The first to arrive takes over the middle spaces where it is more tolerable as compared to the edges left to the latecomers. The more the people arrive, the more cramped the space becomes, leaving some people in the most uncomfortable position for the next two to three weeks.
A bird’s view image of the boat and its barges and whaleboats creates a picture of a moving city.
But that’s just the tip of the iceberg.
Navigating the barges and the whale boats is a whole other thing. One has to be careful to avoid falling overboard or knocking over people’s properties. To go to the toilet one has to hold onto the rail and do their business right into the river. Such a dangerous process for a slip of the hand and you are sucked into the water or into the propeller that might chop you into pieces.
Further, along the river, the signs and buoys have disappeared, meaning the captain has to depend on instincts and sometimes luck to get to the destination. They will also come across hyacinths and sandbags, from which they have to navigate so they can be safe.

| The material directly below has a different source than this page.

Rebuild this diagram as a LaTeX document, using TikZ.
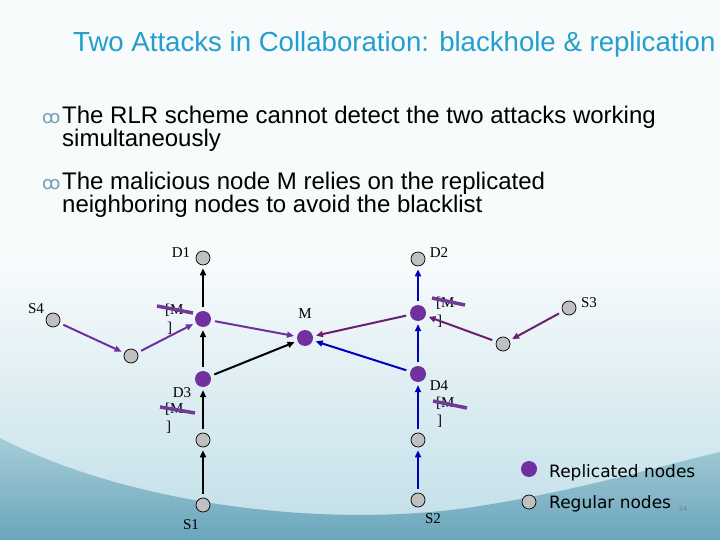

The ship officials have to also ensure that everyone on the boat is legitimate: that they have purchased a ticket for the gruelling journey. Those who haven’t paid are let off via side boats to the towns along the river.
It is not strange for such boats to get involved in accidents. In 2015, at least 100 people died when two boats collided. Accidents would have been frequent but night travel is forbidden.
Other issues include fuel problems; corruption at the ports, where owners and captain need to pay a bribe to get the journey started; nature including storms and so on. People have been born on the boats and others have died or have lost bits of themselves in the process.
This has however not stopped the Congolese (and some foreign tourists) from taking the dangerous journey.